When I dealt with fly strike, after getting all the maggots out (it happened quickly; less than 6 hours from fine to maggot city on my poor girl!) I used Vetrycin to spray the wound to promote drying and rapid healing. It really worked very well. Make sure to trim any soiled and poofy feathers away from the wounds so that they don't dry and heal into it. "Dry and clean" is your mantra now... and of course, keeping any new flies off of her!
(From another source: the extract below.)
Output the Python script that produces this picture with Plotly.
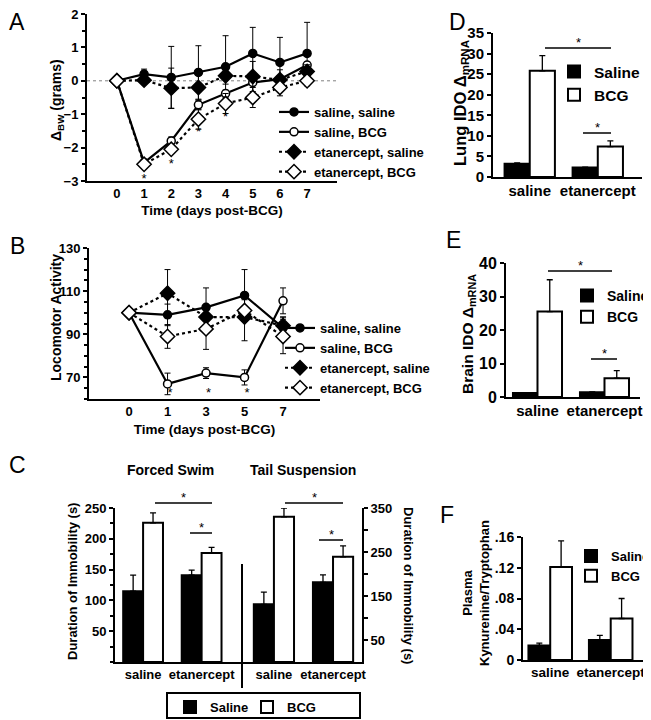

Have you seen any irregular eggs or weird laying behaviors by this hen? The reason my barred rock hen had fly strike is that she was suffering from peritonitis and had loose stools with occasional yolky infectious material being passed, which is what attracted the flies in the first place. Like your girl, she was acting well until one day she was droopy and had the fly strike, and started going off of food slowly as the pressure from her large infection was slowing down her GI tract. I only know all this because we had her to the vet a few times to try to save her and we got good x-ray and ultrasound images of what was happening. They flushed as much material from her oviduct as they could as an outpatient procedure, as she was already far progressed in the disease and wasn't a good surgery candidate. Sadly we had to euthanize her several months later when she could not longer pass food through her system and was starting to suffer.
I am not offering a diagnosis for your hen, but the fly strike, plus being in the nest box when it happened, and her going off of food is worrisome. Do you have another hen of similar age/size/breed that you could compare her to? If so, you can try gently palpating and feeling her abdomen (her big "booty" behind the end of her keel bone) and comparing it to another hen in your flock. You will be feeling for the sensation of "fullness" or hard, or lumpy material in her. It's a hard thing to explain, but her body will often just feel more "full" than a healthy bird.